The TBM is an integral part of DEP’s program to fix two leaks in the Delaware Aqueduct. The largest of the two leaks is located along the western bank of the Hudson River in Newburgh. The TBM will be used to build a 14-foot diameter bypass tunnel alongside this section of the aqueduct. The 2.5-mile bypass will be constructed 600 feet below the Hudson River, from Newburgh to Wappinger. Once finished, it will be connected to structurally sound portions of the existing Delaware Aqueduct to convey water around the leaking section. The leaking stretch will be plugged and permanently taken out of service.

The TBM was built to withstand 30 bar of pressure — believed to be the most of any TBM ever manufactured. The machine needs to withstand that much pressure because workers encountered huge inflows of water under immense head pressure when the aqueduct was first built more than 70 years ago. The TBM is also equipped with dewatering equipment to pump 2,500 gallons per minute away from the tunnel as the machine pushes forward.

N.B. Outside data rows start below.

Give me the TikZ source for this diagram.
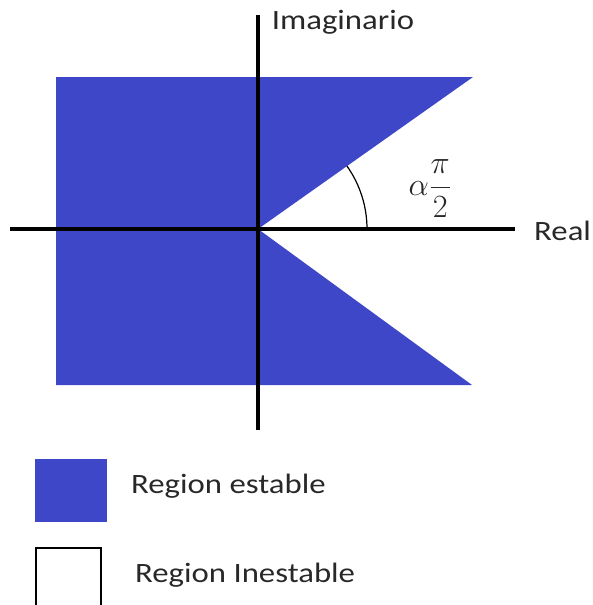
\documentclass[tikz,border=0pt]{standalone}
\usepackage{amsmath,amssymb}
\usepackage{fontspec}
\setmainfont{Carlito}[FakeStretch=1.17]
\usepackage{xcolor}
\usepackage{tikz}
\usetikzlibrary{positioning,calc}

\definecolor{stableblue}{RGB}{63,71,201}
\definecolor{labelgray}{RGB}{40,40,40}

\begin{document}
\begin{tikzpicture}[
      x=1pt, y=1pt,
      font=\fontsize{28}{32}\selectfont,
      axis/.style={draw=black, line width=4pt},
      legendbox/.style={minimum width=72pt, minimum height=63pt, inner sep=0pt},
      lbl/.style={text=labelgray, inner sep=0pt}]

    \useasboundingbox (0,0) rectangle (592,-605);

    % stable region
    \fill[stableblue] (56,-77) -- (473,-77) -- (258,-229) -- (472,-385)
      -- (56,-385) -- cycle;

    % axes
    \coordinate (o) at (258,-229);
    \coordinate (xl) at (10,-229);
    \coordinate (xr) at (515,-229);
    \coordinate (yt) at (258,-15);
    \coordinate (yb) at (258,-430);
    \draw[axis] (xl) -- (xr);
    \draw[axis] (yt) -- (yb);

    \node[lbl] (imag) at (343,-22) {Imaginario};
    \node[lbl, anchor=west] (real) at (534,-231) {Real};

    % angle
    \draw[line width=1.2pt] ($(o)+(109,0)$) arc[start angle=0, end angle=35.3, radius=109];
    \node[lbl] (ang) at (430,-189)
      {\scalebox{1.3}{$\displaystyle\alpha\frac{\pi}{2}$}};

    % legend
    \node[legendbox, fill=stableblue] (stable) at (71,-490) {};
    \node[lbl, anchor=west] (stabletxt) at (131,-486) {Region estable};
    \node[legendbox, draw=black, line width=1.5pt, minimum width=65pt,
          minimum height=70pt] (unstable) at (68.5,-583) {};
    \node[lbl, anchor=west] (unstabletxt) at (135,-575) {Region Inestable};
  \end{tikzpicture}
\end{document}
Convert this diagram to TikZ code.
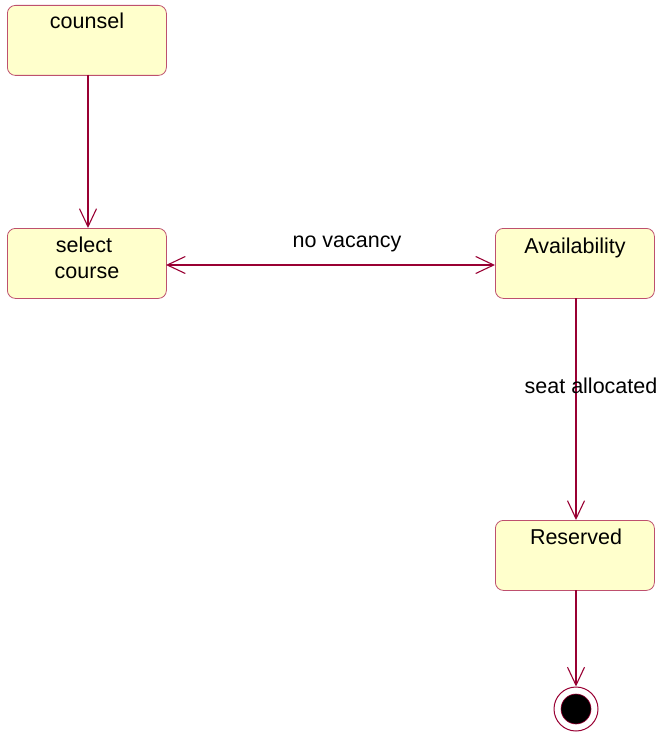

In addition, the machine is outfitted with equipment to install and grout the concrete lining of the tunnel, and to convey pulverized rock to a system of railroad cars that will follow the TBM as it works. The railroad cars will regularly travel back and forth between the TBM and the bottom of Shaft 5B in Newburgh, delivering workers, equipment and rock between the two locations. Once the TBM begins its work, DEP expects it will drive about 50 feet of tunnel per day. Work on the tunnel will continue 24 hours a day, five days a week. Tunneling is expected to take 20 months.

Over the past several months, workers have already blasted 130 linear feet of “starter tunnel” in the direction that the TBM will work.

The finished bypass tunnel will be reinforced by 9,200 linear feet of steel and a second layer of concrete after the TBM is finished driving its path beneath the river. Once those are in place, DEP will shut down the Delaware Aqueduct to connect the bypass tunnel to the existing aqueduct. The approximately six-month shutdown is planned for October 2022. The project is expected to be finished in 2023.